MIT professor Thomas Levenson has uncovered something surprising: the arguments people make against vaccines today aren't new at all—they echo debates that began more than 200 years ago, right when the first smallpox vaccine entered the world in 1798. His new book, "A Pox on Fools: The True Believers, Grifters, and Cynics Who Convinced Us to Reject Vaccines," traces a long genealogy of vaccine hesitancy that reveals how the same fundamental anxieties resurface across generations, even as the science improves.

Understanding this longer history matters because it shows us that vaccine skepticism isn't simply a product of modern misinformation or internet culture. Instead, Levenson identifies distinct types of arguments that have persisted and evolved since the vaccine era began. The earliest opposition centered on the idea that vaccination violated divine or natural order—a religious and philosophical objection rooted in the belief that human intervention in disease was blasphemous. When the first true smallpox vaccine used material from cowpox, a harmless related disease that conferred immunity, the focus shifted. Skeptics reframed the concern as one of contamination: introducing "cow-stuff" into people seemed to violate nature itself. That uneasiness has never fully disappeared; it simply evolved into modern arguments about aligning oneself with nature instead of medical intervention.

A second major category of opposition, equally persistent, has been the claim that vaccines are actively harmful. This accusation also dates to 1798 and the early days of vaccination. Some early concerns were grounded in real problems—early vaccines sometimes failed to confer lifelong immunity, and in a tragic mistake, some practitioners transmitted syphilis when they confused cowpox infections with syphilis, affecting perhaps 750 people across Europe. But Levenson emphasizes something crucial: when genuine problems emerged, the medical system found ways to address them. A contamination issue with diphtheria antitoxin at the turn of the 20th century led directly to the creation of the Division of Biological Controls, the first U.S. regulatory body for such products. When the polio vaccine was released in 1955, one manufacturer's shoddy production practices sickened thousands—about 100 died and some were paralyzed. The flawed vaccine was identified and pulled from shelves within two weeks. This failure prompted the development of a strengthened FDA vaccine division with real enforcement power. Modern manufacturing now involves extraordinarily tight controls; the most common side effect is a sore arm or feeling under the weather.
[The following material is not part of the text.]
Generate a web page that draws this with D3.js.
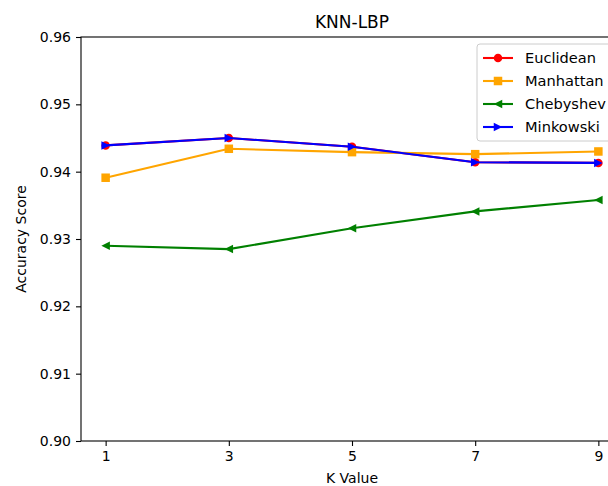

Levenson argues that the anti-vaccine movement displays particular rhetorical skill in exploiting a human tendency: we judge risk through anecdotes rather than statistics, and we struggle to weigh risk against benefit. Vaccines carry minuscule risks compared to the diseases they prevent, yet a single story of harm carries more psychological weight than millions of prevented cases. This connects to a paradox Levenson explored in his previous book: vaccines have worked so brilliantly that they've created a false sense of security. Life expectancy at the turn of the 20th century was just 47 years in the U.S., driven partly by infectious diseases that vaccines have since nearly eliminated. Because we no longer see the devastation these diseases once caused, it becomes easier to take vaccines for granted—and easier to argue against them. The greatest success of public health has inadvertently created space for its own skepticism.